Groei wereldbevolking
Volgens de fondsmanager zal er wereldwijd op grote schaal moeten worden geinvesteerd in de voedselketen. DWS verwijst naar de FAO. De wereldvoedselorganisatie heeft berekend dat de wereldbevolking tot 2050 met 34 procent groeit tot 9,1 miljard mensen.
Om die wereldbevolking van voedsel te voorzien, zijn tot 2050 investeringen in de voedselketen nodig van 9200 miljard dollar. Per jaar komt dat neer op 210 miljard dollar.
Niet alleen moet er meer voedsel worden geproduceerd, er moeten ook grote veranderingen plaatsvinden in de voedselconsumptie en in het productieproces, zegt Oberbannscheidt.
Voedselpatroon
‘Westerlingen moeten hun voedselpatroon aanpassen. Ze eten verhoudingsgewijs teveel proteïnerijk voedsel’, zegt de fondsmanager. Tevens wijst hij erop dat er in het productieproces thans te veel voedsel verloren gaat.
Oberbannscheidt rekent voor dat een boer grofweg 4800 calorieën per capita per dag produceert en dat uiteindelijk voor de consument hier niet meer dan 2000 calorieën van overblijft. Dat komt volgens hem mede door kwalitatief slechte opslag van voedsel.
‘Dat maakt grootschalige investeringen nodig in nieuwe landbouwgronden, irrigatie, machines, mankracht, mest, maar ook in zaden, melk en vleesproductie, opslag en verwerking’, zegt Oberbannscheidt.
Stock pickers
Het DWS Global Invest Agribusiness probeert op deze ontwikkelingen in te spelen door niet actief te zijn op de markt van soft commodities, maar rechtstreeks te beleggen in aandelen van verwante bedrijven. Eén van de voordelen is een aanzienlijk lagere volatiliteit.

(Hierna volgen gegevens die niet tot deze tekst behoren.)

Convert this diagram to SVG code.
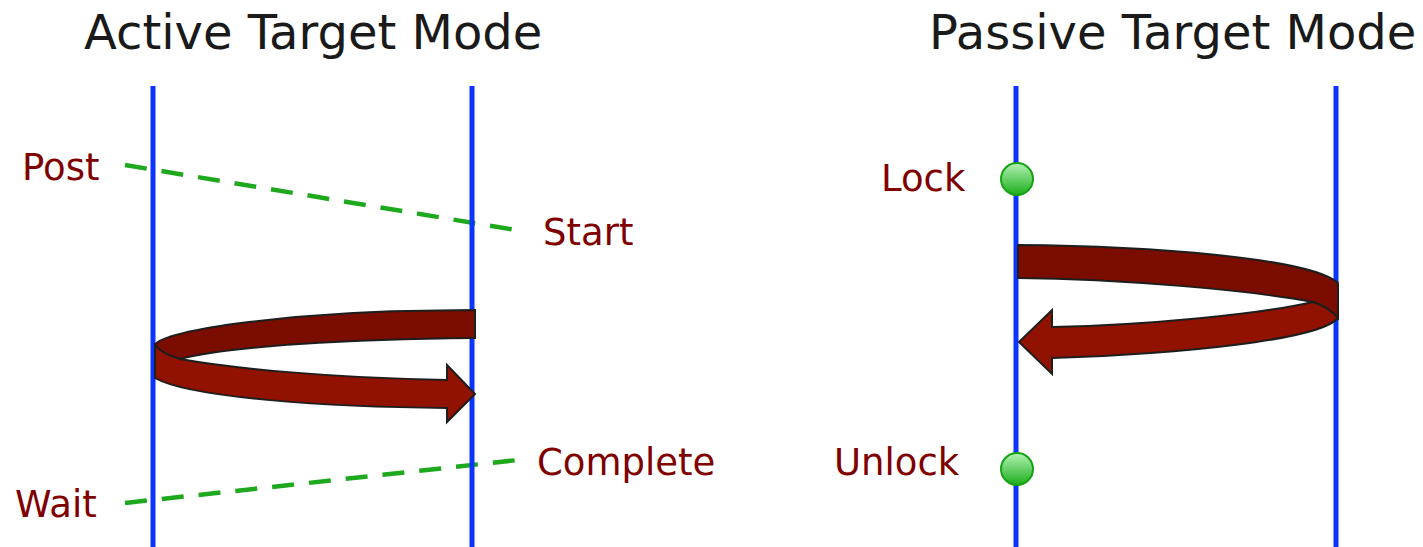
<svg xmlns="http://www.w3.org/2000/svg" width="1423" height="547" viewBox="0 0 1423 547">
<style>
.title{font-family:"DejaVu Sans",Verdana,sans-serif;font-size:48px;fill:#1a1a1a}
.lbl{font-family:"DejaVu Sans",Verdana,sans-serif;font-size:37px;fill:#800000}
.life{stroke:#0a35ff;stroke-width:5;fill:none}
.dash{stroke:#1ea81e;stroke-width:4.5;stroke-dasharray:22 15;fill:none}
.dark{fill:#7a0d00;stroke:#1e1e1e;stroke-width:2;stroke-linejoin:miter}
.light{fill:#911200;stroke:#1e1e1e;stroke-width:2;stroke-linejoin:miter}
.dot{fill:url(#g);stroke:#13a313;stroke-width:2}
</style>
<defs>
<linearGradient id="g" x1="0" y1="0" x2="0" y2="1">
<stop offset="0" stop-color="#b4f2b4"/>
<stop offset="1" stop-color="#1cae1c"/>
</linearGradient>
</defs>
<rect width="1423" height="547" fill="#fff"/>
<g id="titles">
<text class="title" x="84" y="49">Active Target Mode</text>
<text class="title" x="929" y="49">Passive Target Mode</text>
</g>
<g id="connectors">
<line class="dash" x1="125" y1="165" x2="516" y2="230"/>
<line class="dash" x1="125" y1="503" x2="518" y2="460"/>
</g>
<g id="lifelines">
<line class="life" x1="153" y1="86" x2="153" y2="547"/>
<line class="life" x1="472" y1="86" x2="472" y2="547"/>
<line class="life" x1="1016" y1="86" x2="1016" y2="547"/>
<line class="life" x1="1336" y1="86" x2="1336" y2="547"/>
</g>
<g id="active-arrow">
<path class="dark" d="M475,310 L475,338 C350,339 230,346 180,359 Q162,354 155,345 C160,330 300,311 440,310.5 Z"/>
<path class="light" d="M155,345 Q162,354 180,359 C230,368 330,378 447,380 L447,365 L475,394 L447,422 L447,408 C330,407 190,398 155,378 Z"/>
</g>
<g id="passive-arrow">
<path class="dark" d="M1018,245 C1150,246 1310,258 1338,283 L1338,318 Q1330,308 1313,302 C1250,290 1120,279 1018,278 Z"/>
<path class="light" d="M1313,302 C1260,314 1150,325 1052,327 L1052,310 L1019,342 L1052,374 L1052,358 C1180,354 1320,340 1338,318 Q1330,308 1313,302 Z"/>
</g>
<g id="lock"><circle class="dot" cx="1017" cy="179" r="16"/></g>
<g id="unlock"><circle class="dot" cx="1017" cy="469" r="16"/></g>
<g id="labels">
<text class="lbl" x="22" y="180">Post</text>
<text class="lbl" x="543" y="245">Start</text>
<text class="lbl" x="15" y="517">Wait</text>
<text class="lbl" x="537" y="475">Complete</text>
<text class="lbl" x="881" y="191">Lock</text>
<text class="lbl" x="834" y="475">Unlock</text>
</g>
</svg>
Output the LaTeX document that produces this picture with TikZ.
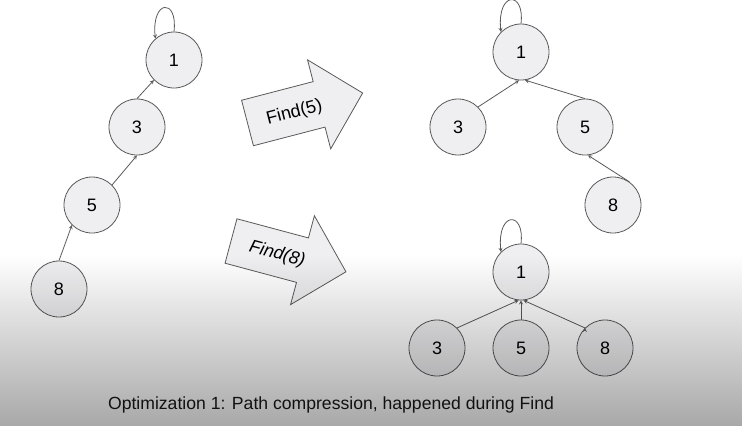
\documentclass[tikz,border=0pt]{standalone}
\usepackage{fontspec}
\setmainfont{Liberation Sans}
\usetikzlibrary{fadings}
\definecolor{nodefill}{HTML}{EFEFF1}
\definecolor{linegray}{HTML}{5A5A5A}

\begin{document}
\begin{tikzpicture}[->,>=stealth,x=1pt,y=1pt,node distance=76pt,line width=0.8pt,draw=linegray,
    main node/.style={circle,draw=linegray,fill=nodefill,minimum size=56pt,inner sep=0pt,font=\fontsize{18}{21}\selectfont},
    big arrow/.style={-,draw=linegray,fill=nodefill,line width=0.8pt},
    arrow text/.style={font=\fontsize{18}{21}\selectfont}]
                \useasboundingbox (0,0) rectangle (743,-426);
                \fill[white] (0,0) rectangle (743,-426);

                % before Find: a chain
                \node [main node](a1) at (174,-60) {1};
                \node [main node](a3) [below of=a1, xshift=-37, yshift=9]{3};
                \node [main node](a5) [below of=a3, xshift=-45, yshift=-2]{5};
                \node [main node](a8) [below of=a5, xshift=-33, yshift=-8]{8};

                % after Find(5)
                \node [main node](b1) at (521,-52) {1};
                \node [main node](b3) [below of=b1, xshift=-63, yshift=1]{3};
                \node [main node](b5) [below of=b1, xshift=64, yshift=1]{5};
                \node [main node](b8) [below of=b5, xshift=28, yshift=-2]{8};

                % after Find(8)
                \node [main node](c1) at (521,-272) {1};
                \node [main node](c5) [below of=c1]{5};
                \node [main node](c3) [left of=c5, xshift=-8]{3};
                \node [main node](c8) [right of=c5, xshift=8]{8};

                \path[draw=linegray]
                    (a8.north) edge (a5.225)
                    (a5.45) edge (a3.south)
                    (a3.north) edge (a1.225)

                    (b3.45) edge (b1.-94)
                    (b5.north) edge (b1.-82)
                    (b8.55) edge (b5.-84)

                    (c3.45) edge (c1.-95)
                    (c5.north) edge (c1.south)
                    (c8.135) edge (c1.-85)
                    ;

                \draw (a1.north) .. controls +(4,34) and +(-4,39) .. (a1.131);
                \draw (b1.north) .. controls +(4,33) and +(-4,41) .. (b1.135);
                \draw (c1.north) .. controls +(4,33) and +(-4,41) .. (c1.135);

                % block arrows
                \begin{scope}[shift={(247.5,-123)},rotate=14.6]
                    \filldraw[big arrow] (0,23.5) -- (74,23.5) -- (74,46) -- (119,0) -- (74,-46) -- (74,-23.5) -- (0,-23.5) -- cycle;
                    \node[arrow text, rotate=14.6] (find5) at (48,-2) {Find(5)};
                \end{scope}
                \begin{scope}[shift={(231,-241)},rotate=-15]
                    \filldraw[big arrow] (0,23) -- (74,23) -- (74,46) -- (119,0) -- (74,-46) -- (74,-23) -- (0,-23) -- cycle;
                    \node[arrow text, rotate=-15] (find8) at (48,-1) {\itshape Find(8)};
                \end{scope}

                \node[font=\fontsize{17.6}{20}\selectfont, text=black!90] (caption) at (331,-405) {Optimization 1: Path compression, happened during Find};

                % grey shade over the bottom
                \fill[black, opacity=0.34, path fading=north] (0,-255) rectangle (743,-426);
\end{tikzpicture}
\end{document}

‘We zijn stock pickers en zoeken naar kansrijke bedrijven die de hele voedselketen beslaan’, stelt Oberbannscheidt. De totale marktweging van de agribusiness is volgens hem meer dan 2500 miljard dollar groot. Het universum waaruit het fonds kiest is 850 bedrijven.
Prestaties
Het fonds heeft sinds de lancering in 2006 een rendement behaald van 17,7 rendemen (4 november), tegen 11,8 procent voor de S&P GSCI Agri Total Return index. Het fonds houdt overigens geen benchmark aan. De MSCI World Index haalde in dezelfde periode een resultaat van -11,6 procent.
DWS Global Invest Agribusiness richt zich in zijn landen- en regioallocatie voor ruim 24 procent van het vermogen op de VS. Op sectorniveau wordt ruim 80 procent belegd in bedrijven die zich richten op zaden, mest, voedselproductie, verpakking en opslag.
Het fonds staat eind oktober op een YtD van 16,8 procent.